A team of scientists from NUST MISIS, the Russin Quantum Center, the Clarendon Laboratory, Department of Physics and the Department of Computer Science, (both University of Oxford), the Dahlem Center for Complex Quantum Systems, Freie Universität Berlin, and the Department of Computing, Goldsmiths, University of London have completed a study in optics and quantum information that details their work in developing a fast and affordable quantum random number generator. The paper, Certified Quantum Random Numbers from Untrusted Light, was published in Physical Review X and sets out the team’s work of moving forward with a commercial random number generator (RNG) for cryptography, as well as complex systems modelling.
The unique attribute to the team’s random number generator is it produces randomness at a rate of 8.05 GB per second, an impressive rate by anyone’s standards.
“It is surprisingly hard to generate true random numbers at speeds fast enough for commercial use, which is why most applications have relied on deterministic — or pseudo-random numbers.”
— Vikram Sharma, QuintessenceLabs Founder and CEO
“Quantum events allow the generation of numbers whose randomness is asserted based upon the underlying physical processes.

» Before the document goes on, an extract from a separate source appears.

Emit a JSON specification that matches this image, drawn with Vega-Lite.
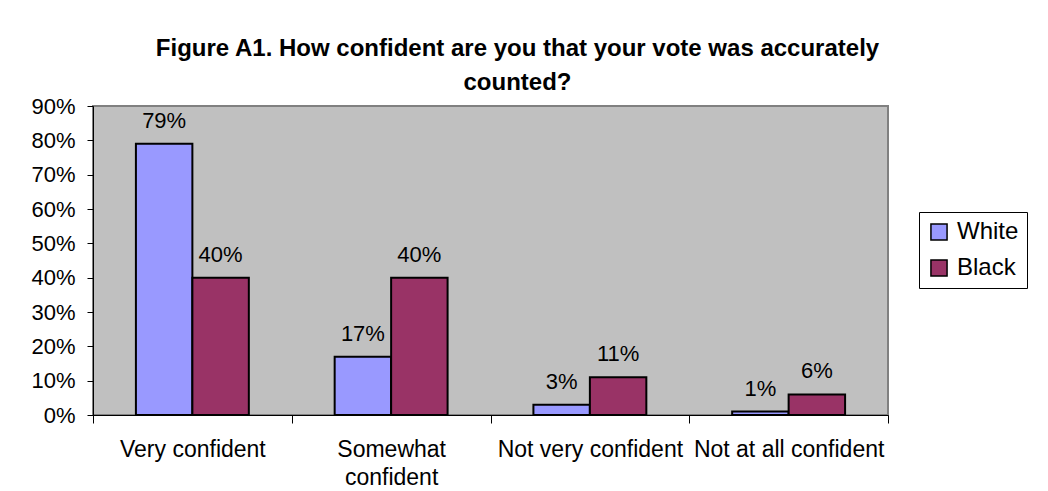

Quantum-based random number generators can have very broad applications,” said Alex Fedorov, head of the Russian Quantum Center research group and the Quantum Communications Theory Lab Head at NUST MISIS, on the group’s findings.

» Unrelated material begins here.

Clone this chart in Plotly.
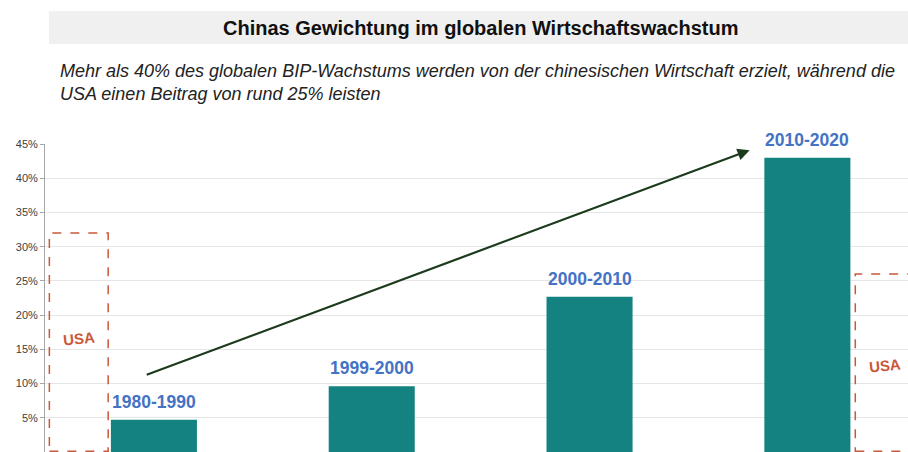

The impressive achievement was made possible because the team dispatched an “untrusted” light source into one input of a beam splitter while the other input was the vacuum before being measured utilizing two different optical detectors, the result of which produces a truly amazing random number since every individual photon that collides with the beam splitter creates a scenario where the photons in question have a fifty-fifty chance of being transmitted or reflected — detecting the number of photons recorded by either detector is nigh on impossible to fathom or predict, a legacy of Thomas Young’s seminal experiment.

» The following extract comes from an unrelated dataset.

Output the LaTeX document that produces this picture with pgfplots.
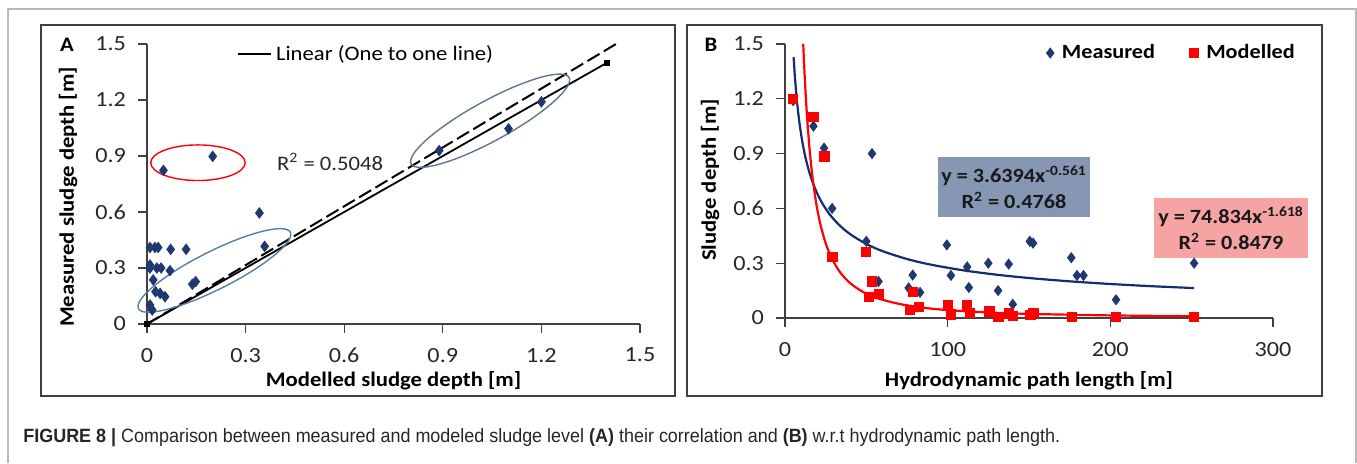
\documentclass[border=0pt]{standalone}
\usepackage{pgfplots}
\pgfplotsset{compat=1.18}
\usepackage{fontspec}
\setmainfont[FakeStretch=1.1]{Carlito}
\newfontfamily\tickfont[FakeStretch=1.12]{Carlito}
\newfontfamily\capfont[FakeStretch=0.935]{Liberation Sans}
\definecolor{navy}{RGB}{31,56,110}
\definecolor{trendblue}{RGB}{22,44,110}
\definecolor{ellblue}{RGB}{84,125,168}
\definecolor{ellgray}{RGB}{95,118,145}
\definecolor{boxblue}{RGB}{133,151,178}
\definecolor{boxred}{RGB}{245,163,163}
\definecolor{xred}{RGB}{255,0,0}

\pgfplotsset{
  panel/.style={
    scale only axis, axis lines=left,
    axis line style={black!75, line width=0.6pt, -},
    tick style={black!75, line width=0.6pt},
    tick align=outside, major tick length=4.5pt,
    tick label style={font=\tickfont\fontsize{10.8}{12}\selectfont, text=black!85},
    yticklabel style={xshift=-2.5pt},
    xticklabel style={yshift=-4pt},
    /pgf/number format/assume math mode=true,
    clip=false,
    label style={font=\bfseries\fontsize{10.3}{12}\selectfont, text=black},
    ymin=0, ymax=1.5, ytick={0,0.3,0.6,0.9,1.2,1.5},
    yticklabels={0,0.3,0.6,0.9,1.2,1.5},
  }
}

\begin{document}
\begin{tikzpicture}
\useasboundingbox (0,0) rectangle (678.5pt,231.5pt);
\draw[gray!55, line width=0.6pt] (4pt,0pt) -- (4pt,227pt) -- (678pt,227pt) -- (678pt,0pt);
\draw[black!75, line width=0.8pt] (20.5pt,33.5pt) rectangle (337.5pt,219pt);
\draw[black!75, line width=0.8pt] (343.5pt,33.5pt) rectangle (661pt,219pt);

% ---------------- Panel A ----------------
\begin{axis}[panel,
  at={(73.5pt,69.5pt)}, anchor=origin,
  width=246.5pt, height=140pt,
  xmin=0, xmax=1.5, xtick={0,0.3,0.6,0.9,1.2,1.5},
  xticklabels={0,0.3,0.6,0.9,1.2,1.5},
  xlabel={Modelled sludge depth [m]},
  ylabel={Measured sludge depth [m]},
  xlabel style={at={(axis description cs:0.5,-0.2036)}, anchor=center},
  ylabel style={at={(axis description cs:-0.160,0.4536)}, anchor=center},
  legend style={draw=none, fill=none, at={(axis description cs:0.1826,0.964)},
    anchor=west, inner xsep=0pt, inner ysep=0pt,
    font=\fontsize{10.3}{12}\selectfont},
  legend image code/.code={\draw[black, line width=0.8pt] (0pt,0pt) -- (16.5pt,0pt);},
]
\addplot[only marks, mark=diamond*, mark size=2.6pt, color=navy, forget plot] coordinates {
(0.05,0.823) (0.20,0.898) (0.342,0.595) (0.358,0.416) (0.889,0.929)
(1.10,1.046) (1.20,1.19) (0.009,0.41) (0.024,0.41) (0.034,0.41)
(0.072,0.40) (0.119,0.40) (0.009,0.316) (0.009,0.30) (0.03,0.30)
(0.043,0.30) (0.07,0.286) (0.019,0.236) (0.026,0.173) (0.04,0.164)
(0.055,0.146) (0.138,0.213) (0.148,0.227) (0.009,0.102) (0.016,0.075)
};
\addplot[black, line width=1pt, dash pattern=on 7pt off 2.5pt, forget plot] coordinates {(0,0) (1.427,1.5)};
\addplot[black, line width=0.9pt, mark=square*, mark size=1.1pt] coordinates {(0,0) (1.4,1.4)};
\addlegendentry{Linear (One to one line)}
\draw[ellblue, line width=0.7pt, rotate around={26.7:(axis cs:0.205,0.287)}]
  (axis cs:0.205,0.287) ellipse [x radius=42.5pt, y radius=9.5pt];
\draw[ellgray, line width=0.7pt, rotate around={28.7:(axis cs:1.044,1.089)}]
  (axis cs:1.044,1.089) ellipse [x radius=45pt, y radius=10pt];
\draw[xred, line width=0.7pt] (axis cs:0.155,0.864) ellipse [x radius=23.6pt, y radius=8.9pt];
\node[font=\fontsize{10.3}{12}\selectfont, text=black!85] at (axis cs:0.557,0.868) {R\textsuperscript{2} = 0.5048};
\end{axis}
\node[font=\bfseries\fontsize{10.3}{12}\selectfont] at (33.5pt,209pt) {A};

% ---------------- Panel B ----------------
\begin{axis}[panel,
  at={(392.5pt,72.5pt)}, anchor=origin,
  width=244pt, height=137pt,
  xmin=0, xmax=300, xtick={0,100,200,300},
  xlabel={Hydrodynamic path length [m]},
  ylabel={Sludge depth [m]},
  xlabel style={at={(axis description cs:0.5,-0.23)}, anchor=center},
  ylabel style={at={(axis description cs:-0.1537,0.5036)}, anchor=center},
  legend columns=2,
  legend style={draw=none, fill=none, at={(axis description cs:0.535,0.967)},
    anchor=west, inner xsep=0pt, inner ysep=0pt,
    font=\bfseries\fontsize{10.1}{12}\selectfont,
    /tikz/every odd column/.append style={column sep=2pt},
    /tikz/every even column/.append style={column sep=15pt}},
  legend image code/.code={\draw[#1] plot coordinates {(2pt,0pt)};},
]
\addplot[only marks, mark=diamond*, mark size=2.5pt, color=navy] coordinates {
(5,1.19) (17.5,1.05) (24,0.93) (29,0.60) (50,0.42) (53.5,0.90) (57.5,0.20)
(76,0.165) (78.5,0.235) (83,0.14) (99.5,0.40) (102,0.233) (112,0.28)
(113,0.167) (125,0.30) (131,0.15) (137.5,0.295) (140,0.075) (150.5,0.42)
(152.5,0.41) (176,0.33) (179.5,0.233) (183.5,0.233) (203.5,0.10) (251.5,0.30)
};
\addlegendentry{Measured}
\addplot[only marks, mark=square*, mark size=2.3pt, color=xred] coordinates {
(5,1.2) (17.5,1.1) (24.2,0.885) (29.1,0.336) (49.8,0.36) (51.8,0.115)
(53.5,0.2) (57.6,0.13) (77,0.045) (78.5,0.145) (82.5,0.06) (100,0.069)
(102,0.02) (112,0.069) (113.5,0.03) (125.6,0.036) (131.2,0.007) (137.6,0.025)
(140.2,0.012) (150.8,0.015) (152.7,0.03) (176.2,0.007) (203.5,0.007) (251.5,0.007)
};
\addlegendentry{Modelled}
\addplot[trendblue, line width=1.1pt, smooth, forget plot] coordinates {
(5.3,1.428) (6,1.332) (7,1.2215) (8,1.1334) (9,1.061) (10,1.0001) (11,0.948)
(12,0.9029) (13,0.8632) (15,0.7966) (18,0.7192) (22,0.6426) (27,0.5728)
(33,0.5119) (40,0.4594) (50,0.4054) (60,0.3660) (75,0.3229) (90,0.2915)
(110,0.2605) (130,0.2372) (150,0.2189) (175,0.2008) (200,0.1862) (225,0.1743)
(251.5,0.1638)
};
\addplot[xred, line width=1.1pt, smooth, forget plot] coordinates {
(11.2,1.5012) (11.6,1.418) (12,1.3426) (12.5,1.2568) (13,1.1796) (13.5,1.1096)
(14,1.0462) (15,0.9357) (16,0.843) (17,0.7642) (19,0.6383) (20.5,0.5645)
(22,0.5035) (25,0.4095) (29,0.3220) (34,0.2490) (40,0.1914) (48,0.1425)
(57,0.1079) (70,0.0774) (85,0.0565) (100,0.0434) (125,0.0303) (150,0.0226)
(200,0.0142) (251.5,0.0098)
};
\node[fill=boxblue, minimum width=76pt, minimum height=30pt, inner sep=0pt,
  align=center, font=\bfseries\fontsize{10.1}{13}\selectfont, text=black!90]
  at (axis cs:140.8,0.717) {y = 3.6394x\textsuperscript{-0.561}\\R\textsuperscript{2} = 0.4768};
\node[fill=boxred, minimum width=77pt, minimum height=30pt, inner sep=0pt,
  align=center, font=\bfseries\fontsize{10.1}{13}\selectfont, text=black!90]
  at (axis cs:274.2,0.493) {y = 74.834x\textsuperscript{-1.618}\\R\textsuperscript{2} = 0.8479};
\end{axis}
\node[font=\bfseries\fontsize{10.3}{12}\selectfont] at (355.5pt,209pt) {B};

\node[anchor=base west, inner sep=0pt, font=\capfont\fontsize{9.6}{11}\selectfont, text=black!85]
  at (11.5pt,10.5pt) {\textbf{FIGURE 8 |} Comparison between measured and modeled sludge level \textbf{(A)} their correlation and \textbf{(B)} w.r.t hydrodynamic path length.};
\end{tikzpicture}
\end{document}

In a word, diffraction on acid.
The paper begins with the introduction:
“a remarkable aspect of quantum theory is that certain measurement outcomes are entirely unpredictable to all possible observers. Such quantum events can be harnessed to generate numbers whose randomness is asserted based upon the underlying physical processes. We formally introduce, design, and experimentally demonstrate an ultrafast optical quantum random number generator that uses a totally untrusted photonic source. While considering completely general quantum attacks, we certify and generate in real-time random numbers at a rate of 8.05 Gb=s with a composable security parameter of 10−10. Composable security is the most stringent and useful security paradigm because any given protocol remains secure even if arbitrarily combined with other instances of the same, or other, protocols, thereby allowing the generated randomness to be utilized for arbitrary applications in cryptography and beyond. This work achieves the fastest generation of composably secure quantum random numbers ever reported.”
As already mentioned: the 8.05 GB a second of real-time random numbers is great, but what’s freaky is the composable security parameter of 10−10. Whether the team — or individuals from it — pursue this any further to keep us safe, shielded and guarded against the hooded claw of internet infractions is another matter altogether.
Whatever the outcome, Fedorov and his international team of scientists are sure to make a mark in the cryptography market with their research in QRNG.